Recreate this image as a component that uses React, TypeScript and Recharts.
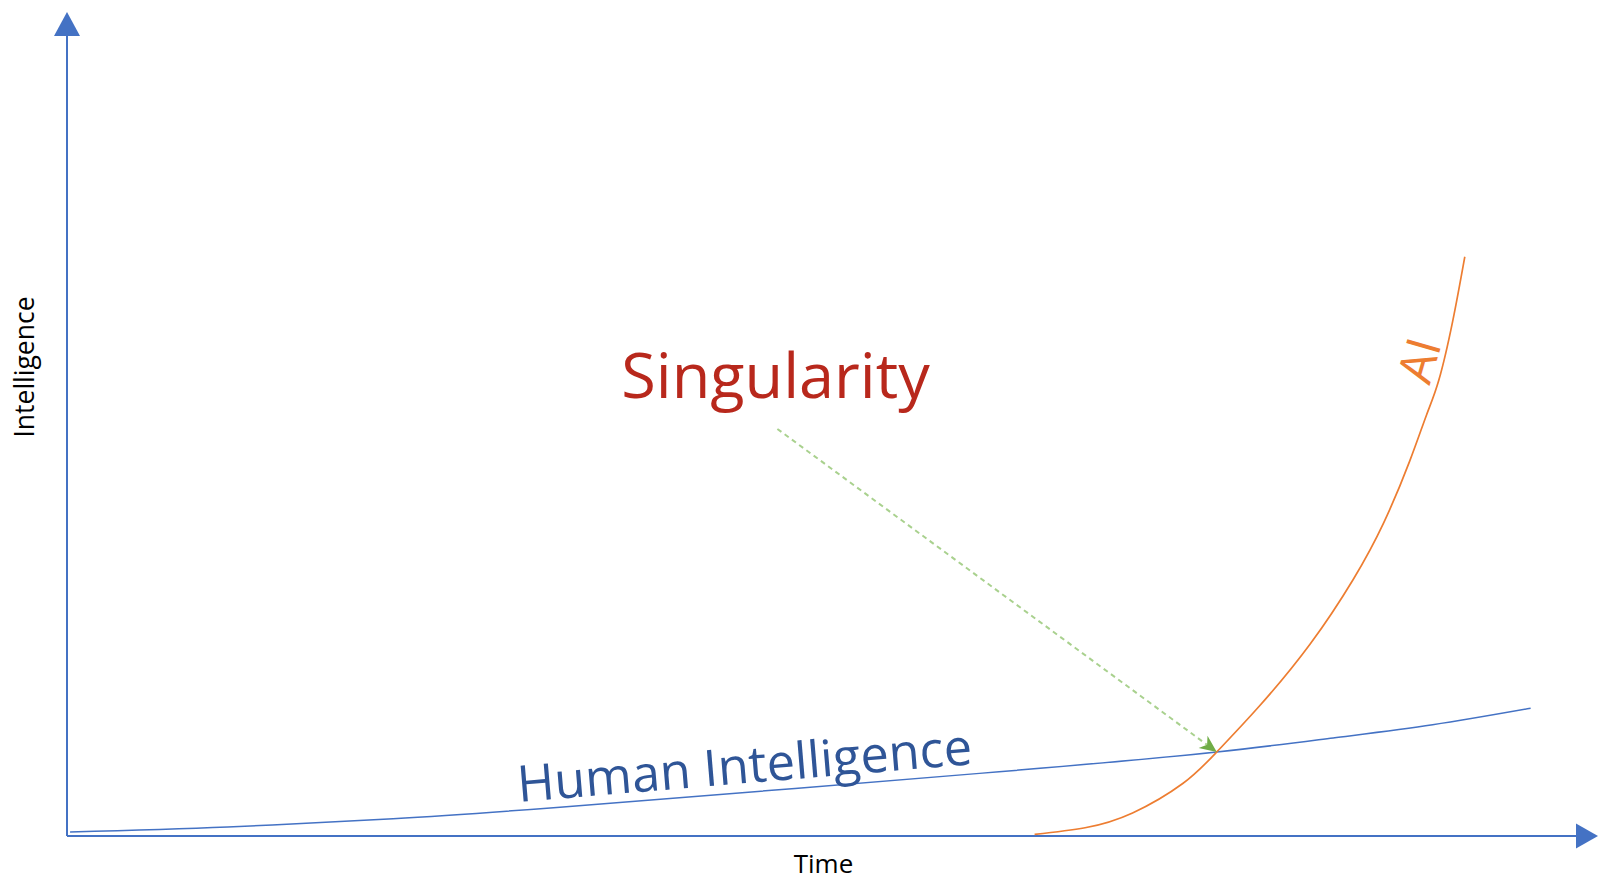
import React from 'react';
import { ComposedChart, Line, XAxis, YAxis, ReferenceLine, ReferenceDot, Label } from 'recharts';

// Human intelligence curve: time vs level
const humanTime = [0.2, 10.5, 21.3, 32.2, 59.6, 75.1, 82.7, 89.2, 95.6];
const humanLevel = [0.5, 1.1, 2.1, 3.5, 7.6, 10.2, 11.9, 13.5, 15.5];

// AI curve
const aiTime = [63.2, 66.5, 69.6, 72.9, 75.1, 77.9, 81.2, 84.0, 86.0, 87.7, 88.8, 89.6, 90.5, 91.3];
const aiLevel = [0.2, 1.0, 2.8, 6.4, 10.2, 15.8, 23.3, 31.1, 38.0, 45.5, 51.1, 55.3, 62.4, 70.3];

// Singularity pointer (start, end at the crossing)
const pointerFrom = { x: 46.4, y: 49.4 };
const pointerTo = { x: 75.1, y: 10.2 };

const humanData = humanTime.map((t, i) => ({ t, v: humanLevel[i] }));
const aiData = aiTime.map((t, i) => ({ t, v: aiLevel[i] }));

const FONT = '"Open Sans", "Noto Sans", sans-serif';
const AXIS_BLUE = '#4472C4';

const ArrowLine = (props: any) => {
  const { x1, y1, x2, y2, color, headColor, width, dash, headLen, headWidth, notch = 0 } = props;
  const dx = x2 - x1;
  const dy = y2 - y1;
  const len = Math.hypot(dx, dy) || 1;
  const ux = dx / len;
  const uy = dy / len;
  const bx = x2 - ux * headLen;
  const by = y2 - uy * headLen;
  const px = (-uy * headWidth) / 2;
  const py = (ux * headWidth) / 2;
  const nx = bx + ux * notch;
  const ny = by + uy * notch;
  return (
    <g>
      <line x1={x1} y1={y1} x2={nx} y2={ny} stroke={color} strokeWidth={width} strokeDasharray={dash} />
      <polygon
        points={`${x2},${y2} ${bx + px},${by + py} ${nx},${ny} ${bx - px},${by - py}`}
        fill={headColor || color}
      />
    </g>
  );
};

const textAt = (value: string, opts: { size: number; color: string; angle?: number; weight?: number }) => (p: any) => {
  const { cx, cy } = p;
  return (
    <text
      x={cx}
      y={cy}
      fill={opts.color}
      fontSize={opts.size}
      fontWeight={opts.weight || 400}
      fontFamily={FONT}
      transform={opts.angle ? `rotate(${opts.angle} ${cx} ${cy})` : undefined}
    >
      {value}
    </text>
  );
};

export default function App() {
  return (
    <div style={{ position: 'absolute', left: 0, top: 0, width: 1598, height: 882, background: '#fff' }}>
      <ComposedChart width={1598} height={882} margin={{ top: 12, right: 0, bottom: 0, left: 0 }}>
        <XAxis
          type="number"
          dataKey="t"
          domain={[0, 100]}
          height={46}
          tick={false}
          tickLine={false}
          axisLine={false}
        >
          <Label
            content={(p: any) => {
              const vb = p.viewBox || { x: 67, y: 836, width: 1531 };
              return (
                <text x={vb.x + vb.width / 2 - 9} y={vb.y + 37} textAnchor="middle" fontSize={26} fontFamily={FONT} fill="#000">
                  Time
                </text>
              );
            }}
          />
        </XAxis>
        <YAxis type="number" domain={[0, 100]} width={67} tick={false} tickLine={false} axisLine={false}>
          <Label
            content={(p: any) => {
              const vb = p.viewBox || { x: 0, y: 12 };
              const x = vb.x + 34;
              const y = vb.y + 355;
              return (
                <text x={x} y={y} textAnchor="middle" fontSize={26.5} fontFamily={FONT} fill="#000" transform={`rotate(-90 ${x} ${y})`}>
                  Intelligence
                </text>
              );
            }}
          />
        </YAxis>

        <ReferenceLine
          segment={[{ x: 0, y: 0 }, { x: 100, y: 0 }]}
          ifOverflow="visible"
          shape={(p: any) => <ArrowLine {...p} color={AXIS_BLUE} width={2} headLen={22} headWidth={25} />}
        />
        <ReferenceLine
          segment={[{ x: 0, y: 0 }, { x: 0, y: 100 }]}
          ifOverflow="visible"
          shape={(p: any) => <ArrowLine {...p} color={AXIS_BLUE} width={2} headLen={24} headWidth={26} />}
        />

        <Line
          data={humanData}
          dataKey="v"
          type="natural"
          stroke={AXIS_BLUE}
          strokeWidth={1.5}
          dot={false}
          activeDot={false}
          isAnimationActive={false}
        />
        <Line
          data={aiData}
          dataKey="v"
          type="natural"
          stroke="#ED7D31"
          strokeWidth={1.7}
          dot={false}
          activeDot={false}
          isAnimationActive={false}
        />

        <ReferenceLine
          segment={[pointerFrom, pointerTo]}
          ifOverflow="visible"
          shape={(p: any) => (
            <ArrowLine {...p} color="#A9D18E" headColor="#70AD47" width={2} dash="5 4" headLen={17} headWidth={15} notch={5} />
          )}
        />

        <ReferenceDot
          x={36.2}
          y={53.2}
          r={0}
          ifOverflow="visible"
          shape={textAt('Singularity', { size: 63, color: '#B8281C', weight: 500 })}
        />
        <ReferenceDot
          x={29.5}
          y={4.13}
          r={0}
          ifOverflow="visible"
          shape={textAt('Human Intelligence', { size: 50.5, color: '#2F5597', angle: -4.75, weight: 500 })}
        />
        <ReferenceDot
          x={89.0}
          y={54.6}
          r={0}
          ifOverflow="visible"
          shape={textAt('AI', { size: 48, color: '#ED7D31', angle: -74, weight: 500 })}
        />
      </ComposedChart>
    </div>
  );
}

---

**What is asked**
Transcribe each line above verbatim, with the pictures left out.

**Task result**
Recreate this image as a component that uses React, TypeScript and Recharts.
import React from 'react';
import { ComposedChart, Line, XAxis, YAxis, ReferenceLine, ReferenceDot, Label } from 'recharts';

// Human intelligence curve: time vs level
const humanTime = [0.2, 10.5, 21.3, 32.2, 59.6, 75.1, 82.7, 89.2, 95.6];
const humanLevel = [0.5, 1.1, 2.1, 3.5, 7.6, 10.2, 11.9, 13.5, 15.5];

// AI curve
const aiTime = [63.2, 66.5, 69.6, 72.9, 75.1, 77.9, 81.2, 84.0, 86.0, 87.7, 88.8, 89.6, 90.5, 91.3];
const aiLevel = [0.2, 1.0, 2.8, 6.4, 10.2, 15.8, 23.3, 31.1, 38.0, 45.5, 51.1, 55.3, 62.4, 70.3];

// Singularity pointer (start, end at the crossing)
const pointerFrom = { x: 46.4, y: 49.4 };
const pointerTo = { x: 75.1, y: 10.2 };

const humanData = humanTime.map((t, i) => ({ t, v: humanLevel[i] }));
const aiData = aiTime.map((t, i) => ({ t, v: aiLevel[i] }));

const FONT = '"Open Sans", "Noto Sans", sans-serif';
const AXIS_BLUE = '#4472C4';

const ArrowLine = (props: any) => {
  const { x1, y1, x2, y2, color, headColor, width, dash, headLen, headWidth, notch = 0 } = props;
  const dx = x2 - x1;
  const dy = y2 - y1;
  const len = Math.hypot(dx, dy) || 1;
  const ux = dx / len;
  const uy = dy / len;
  const bx = x2 - ux * headLen;
  const by = y2 - uy * headLen;
  const px = (-uy * headWidth) / 2;
  const py = (ux * headWidth) / 2;
  const nx = bx + ux * notch;
  const ny = by + uy * notch;
  return (
    <g>
      <line x1={x1} y1={y1} x2={nx} y2={ny} stroke={color} strokeWidth={width} strokeDasharray={dash} />
      <polygon
        points={`${x2},${y2} ${bx + px},${by + py} ${nx},${ny} ${bx - px},${by - py}`}
        fill={headColor || color}
      />
    </g>
  );
};

const textAt = (value: string, opts: { size: number; color: string; angle?: number; weight?: number }) => (p: any) => {
  const { cx, cy } = p;
  return (
    <text
      x={cx}
      y={cy}
      fill={opts.color}
      fontSize={opts.size}
      fontWeight={opts.weight || 400}
      fontFamily={FONT}
      transform={opts.angle ? `rotate(${opts.angle} ${cx} ${cy})` : undefined}
    >
      {value}
    </text>
  );
};

export default function App() {
  return (
    <div style={{ position: 'absolute', left: 0, top: 0, width: 1598, height: 882, background: '#fff' }}>
      <ComposedChart width={1598} height={882} margin={{ top: 12, right: 0, bottom: 0, left: 0 }}>
        <XAxis
          type="number"
          dataKey="t"
          domain={[0, 100]}
          height={46}
          tick={false}
          tickLine={false}
          axisLine={false}
        >
          <Label
            content={(p: any) => {
              const vb = p.viewBox || { x: 67, y: 836, width: 1531 };
              return (
                <text x={vb.x + vb.width / 2 - 9} y={vb.y + 37} textAnchor="middle" fontSize={26} fontFamily={FONT} fill="#000">
                  Time
                </text>
              );
            }}
          />
        </XAxis>
        <YAxis type="number" domain={[0, 100]} width={67} tick={false} tickLine={false} axisLine={false}>
          <Label
            content={(p: any) => {
              const vb = p.viewBox || { x: 0, y: 12 };
              const x = vb.x + 34;
              const y = vb.y + 355;
              return (
                <text x={x} y={y} textAnchor="middle" fontSize={26.5} fontFamily={FONT} fill="#000" transform={`rotate(-90 ${x} ${y})`}>
                  Intelligence
                </text>
              );
            }}
          />
        </YAxis>

        <ReferenceLine
          segment={[{ x: 0, y: 0 }, { x: 100, y: 0 }]}
          ifOverflow="visible"
          shape={(p: any) => <ArrowLine {...p} color={AXIS_BLUE} width={2} headLen={22} headWidth={25} />}
        />
        <ReferenceLine
          segment={[{ x: 0, y: 0 }, { x: 0, y: 100 }]}
          ifOverflow="visible"
          shape={(p: any) => <ArrowLine {...p} color={AXIS_BLUE} width={2} headLen={24} headWidth={26} />}
        />

        <Line
          data={humanData}
          dataKey="v"
          type="natural"
          stroke={AXIS_BLUE}
          strokeWidth={1.5}
          dot={false}
          activeDot={false}
          isAnimationActive={false}
        />
        <Line
          data={aiData}
          dataKey="v"
          type="natural"
          stroke="#ED7D31"
          strokeWidth={1.7}
          dot={false}
          activeDot={false}
          isAnimationActive={false}
        />

        <ReferenceLine
          segment={[pointerFrom, pointerTo]}
          ifOverflow="visible"
          shape={(p: any) => (
            <ArrowLine {...p} color="#A9D18E" headColor="#70AD47" width={2} dash="5 4" headLen={17} headWidth={15} notch={5} />
          )}
        />

        <ReferenceDot
          x={36.2}
          y={53.2}
          r={0}
          ifOverflow="visible"
          shape={textAt('Singularity', { size: 63, color: '#B8281C', weight: 500 })}
        />
        <ReferenceDot
          x={29.5}
          y={4.13}
          r={0}
          ifOverflow="visible"
          shape={textAt('Human Intelligence', { size: 50.5, color: '#2F5597', angle: -4.75, weight: 500 })}
        />
        <ReferenceDot
          x={89.0}
          y={54.6}
          r={0}
          ifOverflow="visible"
          shape={textAt('AI', { size: 48, color: '#ED7D31', angle: -74, weight: 500 })}
        />
      </ComposedChart>
    </div>
  );
}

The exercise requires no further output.